The story can get bizarre. A guy is in his 40s with “everything” going well for him but has refused to get married. When family pressure gets unbearable he hooks up with an unfortunate lady. From the beginning he tells the lady no sex before marriage, because it is “ungodly,” which is wonderful, but unfortunately, it is based on deceit: He is wholesale gay and has no iota of attraction to the opposite sex. (Quite unfortunately these are the people constituting a cog in the wheels of courtship sans sex.)

Then after wedding the lady waits for her “husband” to consummate the marriage (a marriage is consummated when traditional sexual relations take place between the spouses after the wedding). Day one, “I am tired;” day two, “not tonight, baby.” When he finally runs out of ideas, he opens up and begs the wife to go and surrender her body to any interested man and just be discreet. Why we decide to be so inconsiderate beats my imagination.

If you know you are gay, why not open up to your immediate family and get them off your back? Freedom comes with concomitant responsibilities and when you freely make difficult choices, you should be ready to defend them. My grouse here is not his sexual orientation but deceiving and wasting another person’s time. That is morally reprehensible.

To my last respondents, I do not have issues with a HIV positive marrying a HIV negative, provided there is full disclosure.
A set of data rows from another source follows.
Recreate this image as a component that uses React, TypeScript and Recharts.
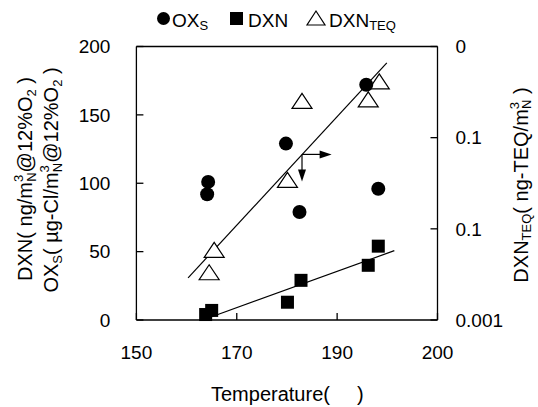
import { ScatterChart, Scatter, XAxis, YAxis, ReferenceLine, ReferenceDot } from "recharts"

// ── Data ──────────────────────────────────────────────────────────────────

const oxsTemp = [164.3, 164.1, 179.8, 182.5, 195.8, 198.2]
const oxsValue = [101, 92, 129, 79, 172, 96]

const dxnTemp = [163.8, 165.0, 180.1, 182.8, 196.2, 198.2]
const dxnValue = [4, 7, 13, 29, 40, 54]

const teqTemp = [165.5, 164.5, 180.1, 183.0, 196.2, 198.4]
const teqValue = [0.0058, 0.0033, 0.034, 0.25, 0.26, 0.41]

// trend lines (end points)
const teqTrendTemp = [160.3, 199.9]
const teqTrendValue = [0.0029, 0.66]
const dxnTrendTemp = [165.0, 201.4]
const dxnTrendValue = [2.4, 50.7]

const xTicks = [150, 170, 190, 210]
const xTickLabels = ["150", "170", "190", "200"]
const leftTicks = [0, 50, 100, 150, 200]
const teqTicks = [0.001, 0.01, 0.1, 1]
const teqTickLabels = ["0.001", "0.1", "0.1", "0"]

const zip = (xs: number[], ys: number[]) => xs.map((x, i) => ({ x, y: ys[i] }))

const FONT = "Arial, 'Liberation Sans', sans-serif"
const tickStyle = { fill: "#000", fontSize: 19, fontFamily: FONT }

// ── Marker shapes ─────────────────────────────────────────────────────────

const Dot = (p: any) => <circle cx={p.cx} cy={p.cy} r={7} fill="#000" />
const Square = (p: any) => <rect x={p.cx - 6.5} y={p.cy - 6.5} width={13} height={13} fill="#000" />
const Tri = (p: any) => (
  <path
    d={`M${p.cx},${p.cy - 8} L${p.cx - 10},${p.cy + 7} L${p.cx + 10},${p.cy + 7} Z`}
    fill="#fff"
    stroke="#000"
    strokeWidth={1.2}
  />
)
const Nothing = () => <g />
const ArrowRight = (p: any) => <path d={`M${p.cx},${p.cy} l-12,-4 l0,8 z`} fill="#000" />
const ArrowDown = (p: any) => <path d={`M${p.cx},${p.cy} l-4,-12 l8,0 z`} fill="#000" />

// ── Overlay texts (legend + axis titles) ─────────────────────────────────

function Overlay() {
  return (
    <svg
      width={538}
      height={407}
      style={{ position: "absolute", left: 0, top: 0, pointerEvents: "none" }}
      fontFamily={FONT}
      fill="#000"
    >
      {/* legend */}
      <circle cx={163.5} cy={18.5} r={6.5} />
      <text x={172} y={26.5} fontSize={19}>
        OX<tspan fontSize={13} dy={3}>S</tspan>
      </text>
      <rect x={230} y={12} width={13} height={13} />
      <text x={248} y={26.5} fontSize={19}>DXN</text>
      <path d="M316,11 L307,25 L325,25 Z" fill="none" stroke="#000" strokeWidth={1.2} />
      <text x={329} y={26.5} fontSize={19}>
        DXN<tspan fontSize={13} dy={3}>TEQ</tspan>
      </text>

      {/* left titles */}
      <text transform="translate(32,179) rotate(-90)" textAnchor="middle" fontSize={20}>
        DXN( ng/m<tspan fontSize={13} dy={-9}>3</tspan>
        <tspan fontSize={13} dy={13} dx={-7}>N</tspan>
        <tspan dy={-4}>@12%O</tspan>
        <tspan fontSize={13} dy={4}>2</tspan>
        <tspan dy={-4}> )</tspan>
      </text>
      <text transform="translate(58,180) rotate(-90)" textAnchor="middle" fontSize={20}>
        OX<tspan fontSize={13} dy={4}>S</tspan>
        <tspan dy={-4}>( µg-Cl/m</tspan>
        <tspan fontSize={13} dy={-9}>3</tspan>
        <tspan fontSize={13} dy={13} dx={-7}>N</tspan>
        <tspan dy={-4}>@12%O</tspan>
        <tspan fontSize={13} dy={4}>2</tspan>
        <tspan dy={-4}> )</tspan>
      </text>

      {/* right title */}
      <text transform="translate(528,185) rotate(-90)" textAnchor="middle" fontSize={20}>
        DXN<tspan fontSize={13} dy={3}>TEQ</tspan>
        <tspan dy={-3}>( ng-TEQ/m</tspan>
        <tspan fontSize={13} dy={-9}>3</tspan>
        <tspan fontSize={13} dy={12} dx={-7}>N</tspan>
        <tspan dy={-3}> )</tspan>
      </text>

      {/* x title (the unit glyph is blank in the original) */}
      <text x={211} y={401} fontSize={20}>Temperature(</text>
      <text x={357} y={401} fontSize={20}>)</text>
    </svg>
  )
}

// ── Main ──────────────────────────────────────────────────────────────────

export default function App() {
  return (
    <div style={{ position: "absolute", left: 0, top: 0, width: 538, height: 407, background: "#fff" }}>
      <ScatterChart width={538} height={407} margin={{ top: 46.5, right: 0, bottom: 0, left: 0 }}>
        <XAxis
          dataKey="x"
          type="number"
          domain={[150, 210]}
          ticks={xTicks}
          tickFormatter={(v) => xTickLabels[xTicks.indexOf(v)] ?? String(v)}
          height={87}
          tickSize={-7}
          tickMargin={33}
          tick={tickStyle}
          stroke="#000"
          strokeWidth={1.3}
          allowDataOverflow
        />
        <YAxis
          yAxisId="left"
          dataKey="y"
          type="number"
          domain={[0, 200]}
          ticks={leftTicks}
          width={136.4}
          tickSize={-7}
          tickMargin={33}
          tick={tickStyle}
          stroke="#000"
          strokeWidth={1.3}
        />
        <YAxis
          yAxisId="teq"
          orientation="right"
          dataKey="y"
          type="number"
          scale="log"
          domain={[0.001, 1]}
          ticks={teqTicks}
          tickFormatter={(v) => teqTickLabels[teqTicks.indexOf(v)] ?? String(v)}
          width={100.5}
          tickSize={-7}
          tickMargin={25}
          tick={tickStyle}
          stroke="#000"
          strokeWidth={1.3}
          allowDataOverflow
        />
        <ReferenceLine yAxisId="left" y={200} stroke="#000" strokeWidth={1.3} />

        {/* trend lines */}
        <Scatter
          yAxisId="teq"
          data={zip(teqTrendTemp, teqTrendValue)}
          line={{ stroke: "#000", strokeWidth: 1.2 }}
          shape={Nothing}
          isAnimationActive={false}
        />
        <Scatter
          yAxisId="left"
          data={zip(dxnTrendTemp, dxnTrendValue)}
          line={{ stroke: "#000", strokeWidth: 1.2 }}
          shape={Nothing}
          isAnimationActive={false}
        />

        {/* arrows pointing at the axes */}
        <ReferenceLine
          yAxisId="left"
          segment={[{ x: 183, y: 121.1 }, { x: 187, y: 121.1 }]}
          stroke="#000"
          strokeWidth={1.2}
        />
        <ReferenceLine
          yAxisId="left"
          segment={[{ x: 183, y: 121.1 }, { x: 183, y: 107 }]}
          stroke="#000"
          strokeWidth={1.2}
        />
        <ReferenceDot yAxisId="left" x={188.9} y={121.1} shape={ArrowRight} />
        <ReferenceDot yAxisId="left" x={183} y={101.3} shape={ArrowDown} />

        <Scatter yAxisId="teq" data={zip(teqTemp, teqValue)} shape={Tri} isAnimationActive={false} />
        <Scatter yAxisId="left" data={zip(oxsTemp, oxsValue)} shape={Dot} isAnimationActive={false} />
        <Scatter yAxisId="left" data={zip(dxnTemp, dxnValue)} shape={Square} isAnimationActive={false} />
      </ScatterChart>
      <Overlay />
    </div>
  )
}
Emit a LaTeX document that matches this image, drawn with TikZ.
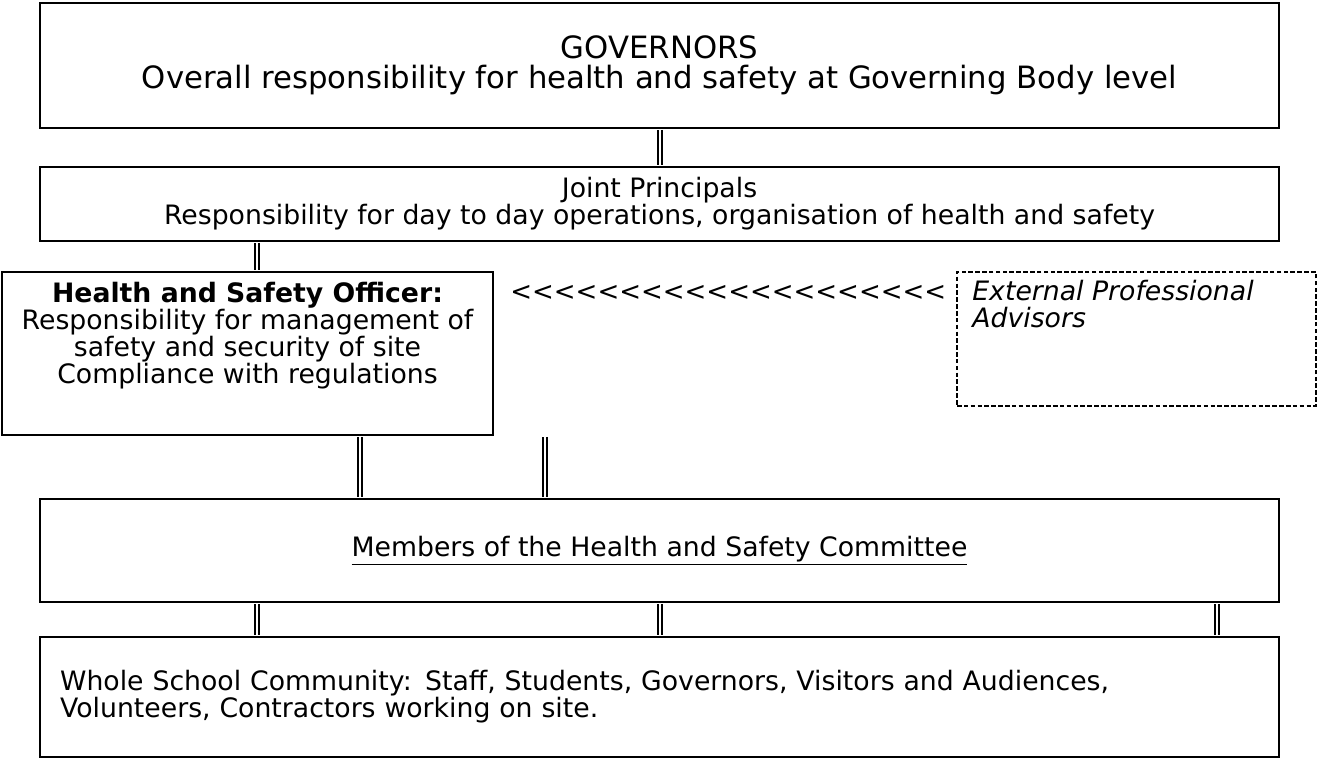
\documentclass[tikz,border=0pt]{standalone}
\usepackage{fontspec}
\setmainfont{DejaVu Sans}
\newcommand{\boxfont}{\fontsize{15.2pt}{15.4pt}\selectfont}
\newcommand{\bigboxfont}{\fontsize{17.5pt}{17pt}\selectfont}

\begin{document}
\begin{tikzpicture}[x=0.02cm, y=-0.02cm, every node/.style={font=\boxfont, inner sep=0pt},
    box/.style={draw, line width=1.1pt, minimum width=24.78cm},
    dashbox/.style={draw, line width=0.8pt, dash pattern=on 2.6pt off 1.3pt},
    dbl/.style={double, double distance=1.1pt, line width=1.1pt, shorten <=0.55pt, shorten >=0.55pt}]

    \useasboundingbox (0,0) rectangle (1319,772);

    % TOP
    \node[box, minimum height=2.5cm, align=center, font=\bigboxfont] (gov) at (659.5,65.5) {GOVERNORS\\Overall responsibility for health and safety at Governing Body level};
    \node[box, minimum height=1.48cm, align=center] (jp) at (659.5,204) {Joint Principals\\Responsibility for day to day operations, organisation of health and safety};

    % MIDDLE ROW
    \node[draw, line width=1.1pt, minimum width=9.82cm, minimum height=3.26cm] (hso) at (247.5,353.5) {};
    \node[anchor=north, align=center] (hsotext) at (247.5,282) {\textbf{Health and Safety Officer:}\\Responsibility for management of\\safety and security of site\\Compliance with regulations};

    \node[anchor=base west, font=\fontsize{14.8pt}{15pt}\selectfont] (pointer) at (510,300) {\foreach \i in {1,...,20}{<\kern0pt}};

    \node[dashbox, minimum width=7.18cm, minimum height=2.68cm] (adv) at (1136.5,339) {};
    \node[anchor=north west, align=left, font=\boxfont\itshape] (advtext) at (972,280) {External Professional\\Advisors};

    % BOTTOM
    \node[box, minimum height=2.06cm] (members) at (659.5,550.5) {\underline{Members of the Health and Safety Committee}};
    \node[box, minimum height=2.4cm, text width=23.98cm, inner xsep=0.4cm, align=left] (school) at (659.5,697) {Whole School Community: Staff, Students, Governors, Visitors and Audiences,\\Volunteers, Contractors working on site.};

    % double links
    \coordinate (xleft) at (257,0);
    \coordinate (xa) at (360,0);
    \coordinate (xb) at (545,0);
    \coordinate (xmid) at (660,0);
    \coordinate (xright) at (1217,0);

    \draw[dbl] (gov.south -| xmid) -- (jp.north -| xmid);
    \draw[dbl] (jp.south -| xleft) -- (hso.north -| xleft);
    \draw[dbl] (hso.south -| xa) -- (members.north -| xa);
    \draw[dbl] (hso.south -| xb) -- (members.north -| xb);
    \foreach \c in {xleft, xmid, xright}
        \draw[dbl] (members.south -| \c) -- (school.north -| \c);
\end{tikzpicture}
\end{document}
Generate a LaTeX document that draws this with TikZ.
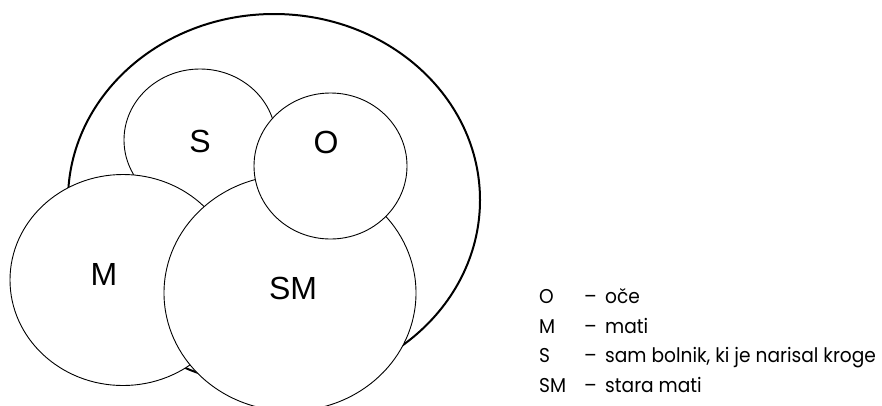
\documentclass[tikz,border=0pt]{standalone}
\usepackage{fontspec}
\setmainfont{Liberation Sans}
\newfontfamily\legendfont[FakeStretch=0.93]{Poppins}
\usetikzlibrary{shapes.geometric}
\begin{document}
\begin{tikzpicture}[x=1pt,y=-1pt,
  circ/.style={ellipse, draw, fill=white, line width=0.9pt, inner sep=0pt},
  lbl/.style={font=\fontsize{32}{38}\selectfont, inner sep=0pt},
  legk/.style={anchor=base west, font=\legendfont\fontsize{20}{24}\selectfont, inner sep=0pt}]
  \useasboundingbox (0,0) rectangle (882,405);
  \clip (0,0) rectangle (882,405);
  % family circles, back to front
  \node[circ, line width=2pt, minimum width=412pt, minimum height=372pt] (fam) at (274,200) {};
  \node[circ, minimum width=152pt, minimum height=142pt] (S) at (200,140) {};
  \node[circ, minimum width=226pt, minimum height=211pt] (M) at (123,280) {};
  \node[circ, minimum width=252pt, minimum height=236pt] (SM) at (290,293) {};
  \node[circ, minimum width=153pt, minimum height=146pt] (O) at (330.5,166) {};
  % circle labels
  \node[lbl] (tS) at (200,141) {S};
  \node[lbl] (tO) at (326,142) {O};
  \node[lbl] (tM) at (104,274) {M};
  \node[lbl] (tSM) at (293,288) {SM};
  % legend
  \node[legk] (k1) at (539,303) {O};
  \node[legk] (k2) at (539,333) {M};
  \node[legk] (k3) at (539,362) {S};
  \node[legk] (k4) at (539,392) {SM};
  \node[legk] (d1) at (584,303) {–};
  \node[legk] (d2) at (584,333) {–};
  \node[legk] (d3) at (584,362) {–};
  \node[legk] (d4) at (584,392) {–};
  \node[legk] (v1) at (605,303) {oče};
  \node[legk] (v2) at (605,333) {mati};
  \node[legk] (v3) at (605,362) {sam bolnik, ki je narisal kroge};
  \node[legk] (v4) at (605,392) {stara mati};
\end{tikzpicture}
\end{document}
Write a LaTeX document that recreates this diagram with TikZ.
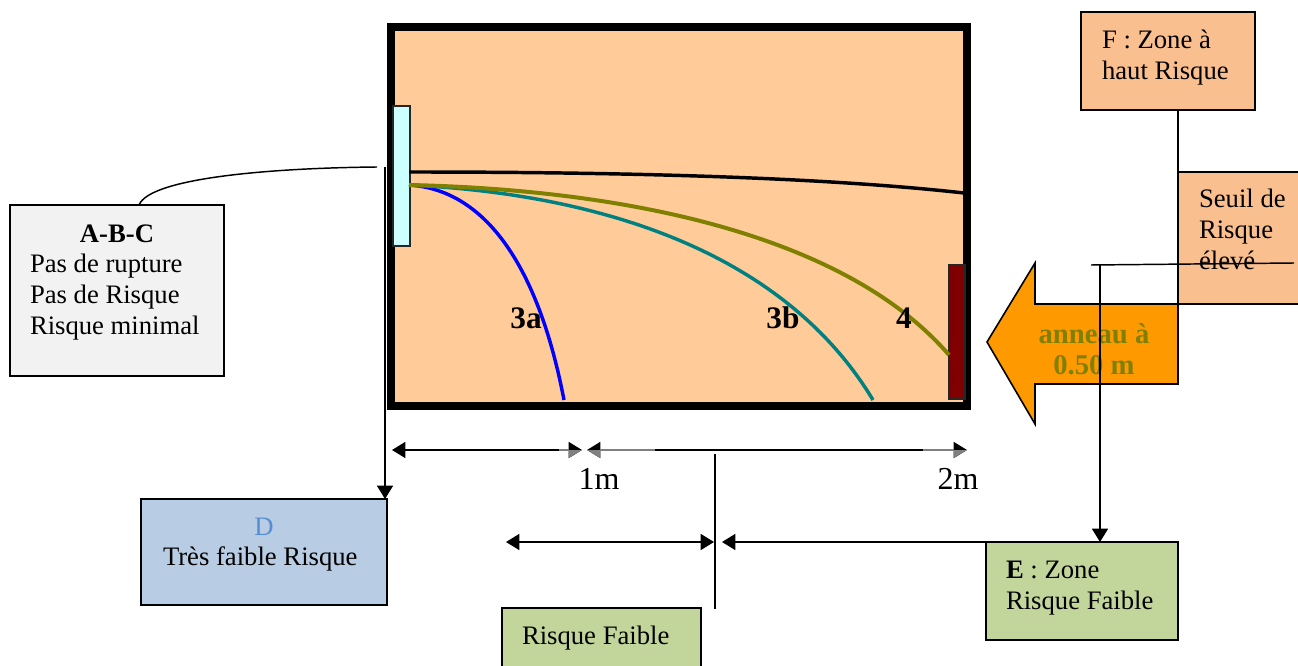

Modern medicine makes it possible for them to have HIV negative children.

Also no problems with an infertile person getting married to a fertile person provided there is full disclosure and the man is potent (can have erection, penetrate and engage in spousal intercourse) if he is the infertile party. Potency is important because without it, the marriage cannot be consummated and such a marriage is not valid within some sections of Christendom and some other religions.

My support for the latter union stems from the fact that the number one reason for marriage is companionship (Genesis 2:18) not procreation. It is not compulsory a marriage produces children.

On a last note, I strongly feel that courting parties need plenty of help from family and loved ones. They need prayers, intervention (not interference), good counsel and emotional support; so many of their decisions flow from the heart rather than the head. They are susceptible to manipulation and emotional accidents.